When I started at my new company as an SRE I rolled in ready to participate. We had just recently created this team and I immediately set to work on advocating for us to follow the SRE book. We started rolling out an SLO/SLI framework and defining a consulting process. It went well for a few months until the company started to grow and we started to get alot of pages for application problems. After investigation of these pages, which clearly violated their SLO/SLIs we had our first challenge to our new paradigm – how do you enforce your monitoring targets?
When you define SLO/SLIs, the idea is that key stakeholders will approve of the numbers, and if they aren't met then it's all hands on deck to try to solve the problem. If you miss any part of that process, they don't actually work. In our case we didn't have buy in from higher levels to solve this problem. Instead of application teams fixing their performance problems, we ended up becoming the face to blame. Latency problems? SRE's fault. Our defined SLO/SLIs became useless text without real meaning.

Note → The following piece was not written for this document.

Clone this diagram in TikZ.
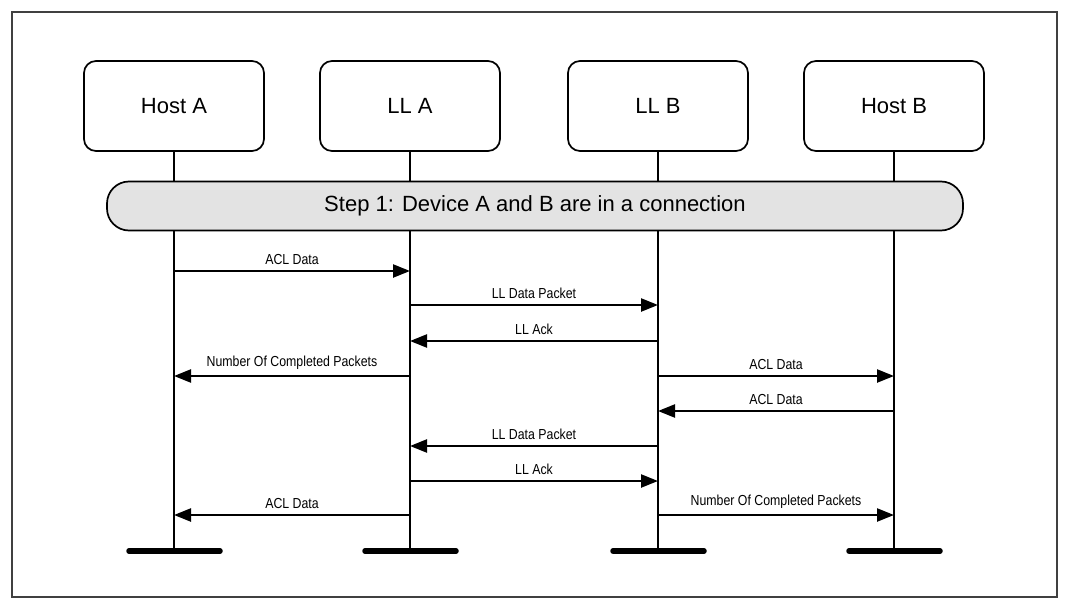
\documentclass[tikz,border=0pt]{standalone}
\usepackage{fontspec}
\setmainfont{Liberation Sans}
\newfontfamily\narrowfont[FakeStretch=0.85]{Liberation Sans}
\usetikzlibrary{arrows.meta}
\begin{document}
\begin{tikzpicture}[x=1pt,y=-1pt,
  entity/.style={draw, line width=1.7pt, rounded corners=12pt, minimum width=180pt,
    minimum height=90pt, inner sep=0pt, font=\fontsize{22}{26}\selectfont},
  lifeline/.style={line width=1.9pt},
  baseline bar/.style={line width=5.5pt, line cap=round},
  msg/.style={line width=2.4pt, -{Triangle[length=17pt,width=13pt]}},
  msglabel/.style={midway, above, inner sep=5pt, font=\narrowfont\fontsize{14.5}{16}\selectfont},
  stepband/.style={draw, line width=1.7pt, fill=black!11, rounded corners=22pt,
    minimum width=856pt, minimum height=49pt, inner sep=0pt, font=\fontsize{22}{26}\selectfont}
]
\useasboundingbox (0,0) rectangle (1068,610);
\draw[line width=1.2pt, black!75] (12,12) rectangle (1057,597);

% participants
\node[entity] (hA) at (174,106) {Host A};
\node[entity] (lA) at (410,106) {LL A};
\node[entity] (lB) at (658,106) {LL B};
\node[entity] (hB) at (894,106) {Host B};

% end of each lifeline
\coordinate (ehA) at (174,551);
\coordinate (elA) at (410,551);
\coordinate (elB) at (658,551);
\coordinate (ehB) at (894,551);

\foreach \p in {hA,lA,lB,hB}{
  \draw[lifeline] (\p.south) -- (e\p);
  \draw[baseline bar] ([xshift=-45pt]e\p) -- ([xshift=46pt]e\p);
}

% step band
\node[stepband] (step) at (535,206) {\raisebox{-2pt}{Step 1: Device A and B are in a connection}};

% messages, at named points on the lifelines
\foreach \y/\n in {271/1,305/2,341/3,376/4,411/5,446/6,481/7,515/8}{
  \coordinate (hA\n) at (174,\y);
  \coordinate (lA\n) at (410,\y);
  \coordinate (lB\n) at (658,\y);
  \coordinate (hB\n) at (894,\y);
}
\draw[msg] (hA1) -- (lA1) node[msglabel] {ACL Data};
\draw[msg] (lA2) -- (lB2) node[msglabel] {LL Data Packet};
\draw[msg] (lB3) -- (lA3) node[msglabel] {LL Ack};
\draw[msg] (lA4) -- (hA4) node[msglabel] {Number Of Completed Packets};
\draw[msg] (lB4) -- (hB4) node[msglabel] {ACL Data};
\draw[msg] (hB5) -- (lB5) node[msglabel] {ACL Data};
\draw[msg] (lB6) -- (lA6) node[msglabel] {LL Data Packet};
\draw[msg] (lA7) -- (lB7) node[msglabel] {LL Ack};
\draw[msg] (lA8) -- (hA8) node[msglabel] {ACL Data};
\draw[msg] (lB8) -- (hB8) node[msglabel] {Number Of Completed Packets};
\end{tikzpicture}
\end{document}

Soon after that the next branch of our newly defined system fell apart, consulting teams on direction. An issue frequently faced at startups is that you generally need to ship to stay afloat. In our case we needed to deliver a specific feature in another cloud. Instead of consulting with our team on the direction it was done out of bands with no consulting, only much later to be eventually brought back under the purview of the team at great expense. It felt like being on a team with no power, but all the blame.
At this point, my now second try at SRE at a different company, I decided that SRE wasn't the position for me anymore. While it's a great principal, I strongly believe that it's impossible to role out without buy-in from the exec level and enough resources being provided. Combined with the lack of qualified individuals who understand the SRE mindset, I don't believe it's possible to roll out the actual SRE model at a company unless you are a new startup.